All institutions can submit a strategic plan for regulatory review as a substitute for the CRA evaluation. The strategic plan should outline a multi-year program of up to five years for satisfying a community’s credit needs and must include a high level of public participation. The strategic plan should satisfy the credit needs of a bank’s assessment area and address the lending, investment and service criteria that are a part of the usual evaluation. Federal regulators must approve the strategic plan with at least a satisfactory rating in order for the bank to forego the CRA evaluation process.
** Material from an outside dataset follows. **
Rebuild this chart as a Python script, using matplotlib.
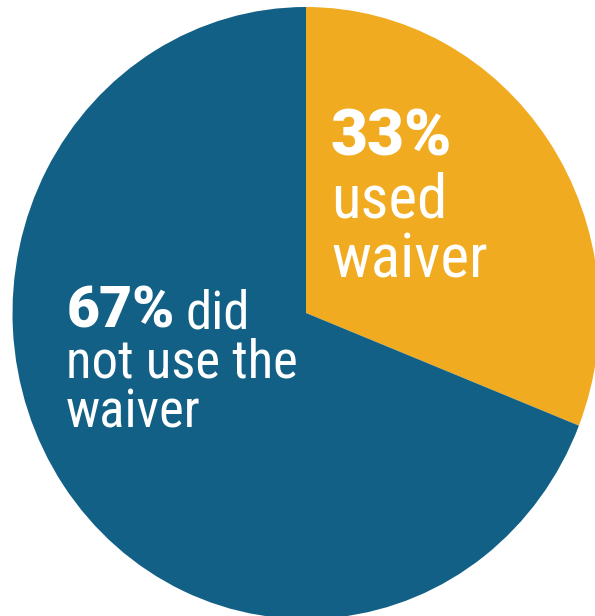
import matplotlib
matplotlib.use("Agg")
import matplotlib.pyplot as plt

# wedge shares as drawn in the picture, with their printed labels
groups = ["used waiver", "did not use the waiver"]
shares = [31, 69]
pct_labels = ["33%", "67%"]
colors = ["#F1AB20", "#126086"]

W, H = 595, 616
fig = plt.figure(figsize=(W / 100, H / 100), dpi=100)
ax = fig.add_axes([0, 0, 1, 1])

ax.pie(shares, colors=colors, startangle=90, counterclock=False,
       radius=1, wedgeprops=dict(linewidth=0))

# pie is slightly taller than wide in the reference
cx, cy, rx, ry = 306, 313, 293.5, 306
ax.set_aspect("auto")
ax.set_xlim(-cx / rx, (W - cx) / rx)
ax.set_ylim(-(H - cy) / ry, cy / ry)
ax.axis("off")

reg_fam = ["Roboto Condensed", "DejaVu Sans"]
bold_fam = ["Roboto", "DejaVu Sans"]


def px(x, y):
    return x / W, 1 - y / H


def put(x, y, s, bold=False, size=44):
    return fig.text(*px(x, y), s, transform=fig.transFigure, color="white",
                    fontsize=size, fontweight=900 if bold else "normal",
                    family=bold_fam if bold else reg_fam,
                    ha="left", va="baseline")


# orange slice label
put(331, 155, pct_labels[0], bold=True, size=46)
put(331, 218, "used")
put(331, 278, "waiver")

# blue slice label (a bit smaller)
bs = 38
t67 = put(67, 327, pct_labels[1], bold=True, size=41)
ax.annotate("did", xy=(1, 0), xycoords=t67, xytext=(7, 0),
            textcoords="offset points", color="white", fontsize=bs,
            family=reg_fam, ha="left", va="bottom")
put(66, 377, "not use the", size=bs)
put(66, 428, "waiver", size=bs)

fig.savefig("out.png", dpi=100)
In 1997, EPA announced its original Brownfields Action Agenda in response to the widespread economic development obstacles posed by urban brownfields. The Agenda encouraged a cooperative approach among federal partners, lenders and prospective purchasers to ease fears of financial liability and regulatory burdens. The primary underlying concerns among financial institutions were lender liability and confusion about levels of contamination and the necessary cleanup (i.e. the difference between Superfund properties and brownfield properties.) Through this federal agreement, EPA has coordinated with the OCC to create incentives within the CRA regulations for economic revitalization and development. CRA regulations allow banks to meet their CRA obligations by making loans for the cleanup or redevelopment of brownfields as part of their community revitalization efforts.
Lenders subject to the CRA can claim credits for loans made to help finance the environmental cleanup or redevelopment of an industrial property when it is part of an effort to revitalize properties in low- and moderate-income communities. This can be advantageous for brownfields projects. For example, if a new low-income housing development is constructed instead of a commercial development project, it may not generate as much income in the community, but the housing may be more beneficial for increasing the quality of life of the citizens. A lender will take this aspect into consideration when making a loan and can fulfill CRA obligations for the bank at the same time.